__Material provided__.
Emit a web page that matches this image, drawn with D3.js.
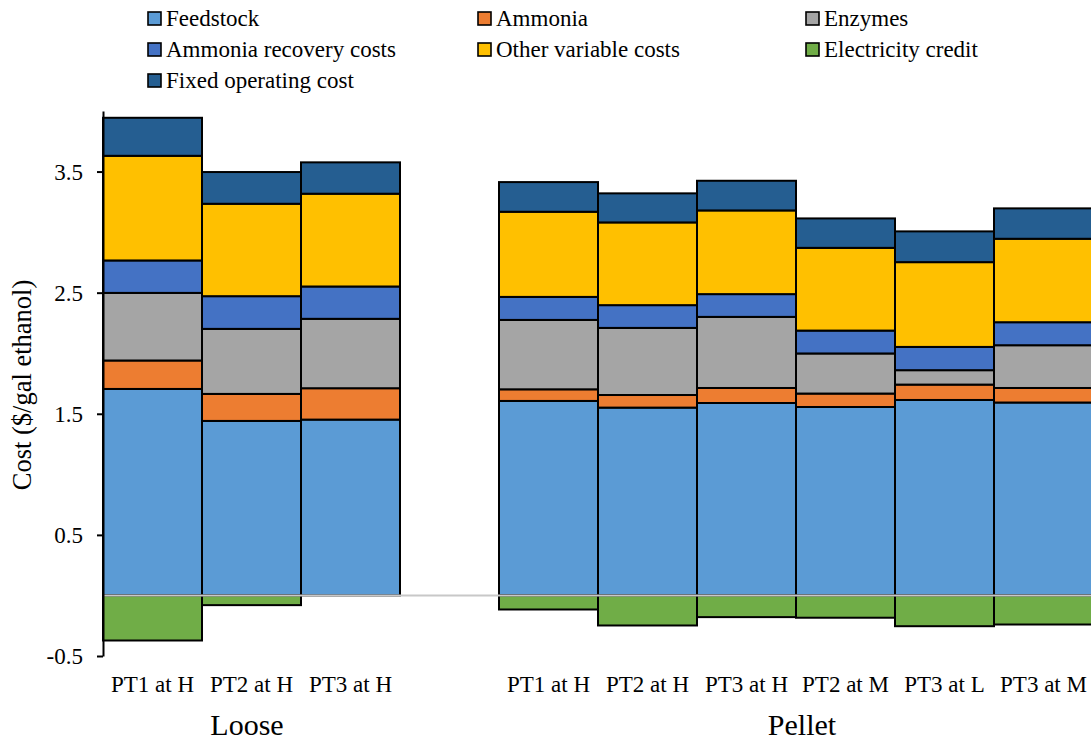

---

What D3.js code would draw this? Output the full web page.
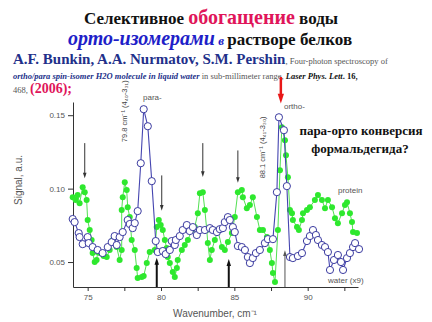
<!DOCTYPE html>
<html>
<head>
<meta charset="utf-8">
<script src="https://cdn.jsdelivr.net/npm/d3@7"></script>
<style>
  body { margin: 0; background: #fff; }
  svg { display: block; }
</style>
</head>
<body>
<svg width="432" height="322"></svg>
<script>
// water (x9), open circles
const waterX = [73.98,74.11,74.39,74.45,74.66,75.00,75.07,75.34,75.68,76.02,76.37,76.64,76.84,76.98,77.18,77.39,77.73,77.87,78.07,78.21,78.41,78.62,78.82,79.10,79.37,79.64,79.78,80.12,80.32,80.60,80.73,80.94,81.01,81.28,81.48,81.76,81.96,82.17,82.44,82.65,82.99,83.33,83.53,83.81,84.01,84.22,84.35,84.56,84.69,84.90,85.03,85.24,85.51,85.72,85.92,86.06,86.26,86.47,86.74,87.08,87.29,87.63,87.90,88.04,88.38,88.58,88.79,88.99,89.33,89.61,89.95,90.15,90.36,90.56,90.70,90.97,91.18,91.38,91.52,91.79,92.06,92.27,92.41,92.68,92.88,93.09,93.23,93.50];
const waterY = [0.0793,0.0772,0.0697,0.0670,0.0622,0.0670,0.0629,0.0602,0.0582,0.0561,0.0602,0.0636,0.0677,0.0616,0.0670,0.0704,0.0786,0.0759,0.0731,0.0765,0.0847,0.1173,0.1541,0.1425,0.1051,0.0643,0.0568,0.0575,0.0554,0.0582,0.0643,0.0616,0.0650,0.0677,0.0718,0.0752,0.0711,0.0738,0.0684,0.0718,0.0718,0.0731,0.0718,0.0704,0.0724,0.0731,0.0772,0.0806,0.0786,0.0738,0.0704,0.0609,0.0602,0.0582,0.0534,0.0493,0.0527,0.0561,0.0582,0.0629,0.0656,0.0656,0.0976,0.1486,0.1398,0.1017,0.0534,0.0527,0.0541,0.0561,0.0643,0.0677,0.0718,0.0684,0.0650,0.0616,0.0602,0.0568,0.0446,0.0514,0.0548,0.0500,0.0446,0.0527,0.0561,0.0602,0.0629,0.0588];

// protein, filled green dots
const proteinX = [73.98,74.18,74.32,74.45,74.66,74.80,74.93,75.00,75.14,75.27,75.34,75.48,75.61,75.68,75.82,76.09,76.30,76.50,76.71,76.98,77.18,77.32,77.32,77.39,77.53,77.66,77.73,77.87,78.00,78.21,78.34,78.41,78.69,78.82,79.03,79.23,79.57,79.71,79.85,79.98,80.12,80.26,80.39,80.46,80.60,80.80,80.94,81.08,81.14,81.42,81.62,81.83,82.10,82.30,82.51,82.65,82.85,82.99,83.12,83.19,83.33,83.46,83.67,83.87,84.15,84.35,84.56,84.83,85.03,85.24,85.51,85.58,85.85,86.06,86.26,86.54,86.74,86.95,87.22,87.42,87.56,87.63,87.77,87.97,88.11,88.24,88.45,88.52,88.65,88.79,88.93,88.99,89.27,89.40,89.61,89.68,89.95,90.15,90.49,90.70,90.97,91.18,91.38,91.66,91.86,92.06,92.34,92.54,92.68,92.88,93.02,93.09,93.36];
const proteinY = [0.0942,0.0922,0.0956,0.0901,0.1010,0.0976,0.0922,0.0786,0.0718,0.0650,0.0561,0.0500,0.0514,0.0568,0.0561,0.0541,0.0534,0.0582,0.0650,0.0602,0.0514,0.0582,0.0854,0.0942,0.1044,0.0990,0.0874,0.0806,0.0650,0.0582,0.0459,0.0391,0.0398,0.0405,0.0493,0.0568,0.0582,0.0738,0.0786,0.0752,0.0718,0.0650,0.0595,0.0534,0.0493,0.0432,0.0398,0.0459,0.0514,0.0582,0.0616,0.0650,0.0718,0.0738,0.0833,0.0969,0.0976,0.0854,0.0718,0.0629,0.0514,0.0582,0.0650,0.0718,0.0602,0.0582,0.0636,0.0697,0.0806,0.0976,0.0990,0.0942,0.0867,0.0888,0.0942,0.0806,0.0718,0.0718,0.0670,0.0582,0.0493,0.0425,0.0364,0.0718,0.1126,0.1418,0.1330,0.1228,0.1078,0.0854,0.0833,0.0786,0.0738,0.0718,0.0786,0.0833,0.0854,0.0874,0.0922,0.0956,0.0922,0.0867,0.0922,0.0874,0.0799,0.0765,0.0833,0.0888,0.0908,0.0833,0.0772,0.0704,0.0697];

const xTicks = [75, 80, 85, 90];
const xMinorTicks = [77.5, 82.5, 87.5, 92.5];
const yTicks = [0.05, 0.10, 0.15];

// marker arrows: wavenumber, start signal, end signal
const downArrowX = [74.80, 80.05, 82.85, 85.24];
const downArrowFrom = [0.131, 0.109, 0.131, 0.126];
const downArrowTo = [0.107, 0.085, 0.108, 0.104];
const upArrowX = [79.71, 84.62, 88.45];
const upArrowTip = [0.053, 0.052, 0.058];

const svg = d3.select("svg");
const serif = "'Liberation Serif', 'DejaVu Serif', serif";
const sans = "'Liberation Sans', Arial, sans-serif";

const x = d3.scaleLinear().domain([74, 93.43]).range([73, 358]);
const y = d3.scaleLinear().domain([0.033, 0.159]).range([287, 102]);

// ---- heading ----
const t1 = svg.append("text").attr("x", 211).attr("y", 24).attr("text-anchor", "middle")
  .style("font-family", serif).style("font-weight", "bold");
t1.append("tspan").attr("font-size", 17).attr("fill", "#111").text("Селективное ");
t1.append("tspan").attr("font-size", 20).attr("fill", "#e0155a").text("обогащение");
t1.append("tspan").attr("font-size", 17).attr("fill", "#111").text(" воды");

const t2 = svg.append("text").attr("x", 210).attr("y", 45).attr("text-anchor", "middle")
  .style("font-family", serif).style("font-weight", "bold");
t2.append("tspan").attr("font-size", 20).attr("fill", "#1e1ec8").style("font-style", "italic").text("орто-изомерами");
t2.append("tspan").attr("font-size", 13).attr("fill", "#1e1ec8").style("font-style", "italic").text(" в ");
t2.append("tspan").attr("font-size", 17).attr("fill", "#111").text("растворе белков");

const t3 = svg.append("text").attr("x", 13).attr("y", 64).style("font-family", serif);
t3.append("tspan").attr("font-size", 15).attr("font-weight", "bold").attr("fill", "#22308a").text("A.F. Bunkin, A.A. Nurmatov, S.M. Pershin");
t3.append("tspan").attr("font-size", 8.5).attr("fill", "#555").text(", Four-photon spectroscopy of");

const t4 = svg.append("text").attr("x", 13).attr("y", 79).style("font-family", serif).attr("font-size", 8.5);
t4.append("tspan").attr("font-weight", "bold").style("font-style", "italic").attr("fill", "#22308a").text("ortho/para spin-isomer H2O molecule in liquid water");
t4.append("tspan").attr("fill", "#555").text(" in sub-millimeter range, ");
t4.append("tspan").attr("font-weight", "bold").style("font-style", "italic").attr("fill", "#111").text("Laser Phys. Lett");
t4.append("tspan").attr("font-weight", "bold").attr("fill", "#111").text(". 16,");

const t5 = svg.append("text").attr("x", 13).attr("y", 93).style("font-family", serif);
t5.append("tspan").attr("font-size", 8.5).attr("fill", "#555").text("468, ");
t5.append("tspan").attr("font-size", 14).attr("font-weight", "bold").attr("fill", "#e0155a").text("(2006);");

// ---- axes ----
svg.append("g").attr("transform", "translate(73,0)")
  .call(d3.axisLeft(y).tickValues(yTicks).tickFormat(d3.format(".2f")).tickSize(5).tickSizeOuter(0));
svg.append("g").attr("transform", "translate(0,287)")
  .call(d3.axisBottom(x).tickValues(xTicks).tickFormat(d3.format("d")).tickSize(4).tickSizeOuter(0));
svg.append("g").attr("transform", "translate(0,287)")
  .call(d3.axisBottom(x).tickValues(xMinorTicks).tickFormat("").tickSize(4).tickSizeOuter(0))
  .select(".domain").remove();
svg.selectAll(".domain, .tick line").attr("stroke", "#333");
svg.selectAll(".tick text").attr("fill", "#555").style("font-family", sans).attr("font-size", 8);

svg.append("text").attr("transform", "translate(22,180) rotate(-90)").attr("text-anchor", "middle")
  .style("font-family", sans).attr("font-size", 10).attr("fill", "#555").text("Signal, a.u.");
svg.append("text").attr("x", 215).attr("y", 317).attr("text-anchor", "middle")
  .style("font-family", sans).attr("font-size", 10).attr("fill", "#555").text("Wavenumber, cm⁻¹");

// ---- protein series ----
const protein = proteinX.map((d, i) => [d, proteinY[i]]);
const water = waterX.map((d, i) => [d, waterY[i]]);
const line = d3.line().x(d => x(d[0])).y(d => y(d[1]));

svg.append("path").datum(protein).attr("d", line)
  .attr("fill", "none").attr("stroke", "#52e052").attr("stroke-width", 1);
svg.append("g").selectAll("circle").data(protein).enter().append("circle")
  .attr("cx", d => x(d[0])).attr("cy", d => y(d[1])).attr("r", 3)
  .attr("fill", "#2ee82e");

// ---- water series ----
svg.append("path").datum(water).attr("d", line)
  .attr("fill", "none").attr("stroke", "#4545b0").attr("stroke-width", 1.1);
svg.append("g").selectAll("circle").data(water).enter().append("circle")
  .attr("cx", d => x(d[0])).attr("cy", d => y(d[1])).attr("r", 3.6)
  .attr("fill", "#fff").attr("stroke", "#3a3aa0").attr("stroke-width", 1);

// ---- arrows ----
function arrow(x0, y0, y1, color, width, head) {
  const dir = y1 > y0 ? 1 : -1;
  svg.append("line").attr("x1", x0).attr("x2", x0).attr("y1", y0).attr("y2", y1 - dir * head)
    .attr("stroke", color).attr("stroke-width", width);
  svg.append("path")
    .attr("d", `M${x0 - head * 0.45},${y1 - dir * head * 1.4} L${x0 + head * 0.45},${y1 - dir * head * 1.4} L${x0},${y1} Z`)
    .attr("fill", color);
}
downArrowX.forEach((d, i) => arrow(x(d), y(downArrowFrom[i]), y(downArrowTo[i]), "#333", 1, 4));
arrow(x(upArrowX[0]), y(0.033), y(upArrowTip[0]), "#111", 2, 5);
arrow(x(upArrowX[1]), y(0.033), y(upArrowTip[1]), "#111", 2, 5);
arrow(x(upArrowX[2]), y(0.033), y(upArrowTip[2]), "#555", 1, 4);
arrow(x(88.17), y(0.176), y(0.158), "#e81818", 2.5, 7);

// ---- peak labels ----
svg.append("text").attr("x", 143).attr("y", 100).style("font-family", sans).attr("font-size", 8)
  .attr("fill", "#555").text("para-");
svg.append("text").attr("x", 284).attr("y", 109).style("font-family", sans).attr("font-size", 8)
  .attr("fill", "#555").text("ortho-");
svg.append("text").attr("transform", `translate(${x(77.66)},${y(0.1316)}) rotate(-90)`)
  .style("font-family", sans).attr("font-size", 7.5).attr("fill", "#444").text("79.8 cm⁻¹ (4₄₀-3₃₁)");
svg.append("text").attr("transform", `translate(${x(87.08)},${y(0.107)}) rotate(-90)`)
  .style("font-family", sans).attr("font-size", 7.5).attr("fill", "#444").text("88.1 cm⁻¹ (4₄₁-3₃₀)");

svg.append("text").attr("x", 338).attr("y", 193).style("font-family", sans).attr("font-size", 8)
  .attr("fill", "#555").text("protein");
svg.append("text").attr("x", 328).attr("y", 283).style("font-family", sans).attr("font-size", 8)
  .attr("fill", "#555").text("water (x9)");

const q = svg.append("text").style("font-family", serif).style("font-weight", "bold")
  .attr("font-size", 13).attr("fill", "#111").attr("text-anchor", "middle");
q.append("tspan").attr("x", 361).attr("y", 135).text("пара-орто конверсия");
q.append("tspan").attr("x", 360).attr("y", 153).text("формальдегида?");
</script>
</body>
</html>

__Given task__. Write down every line of the data above that includes the string "page".

__Output below__.
Emit a web page that matches this image, drawn with D3.js.
What D3.js code would draw this? Output the full web page.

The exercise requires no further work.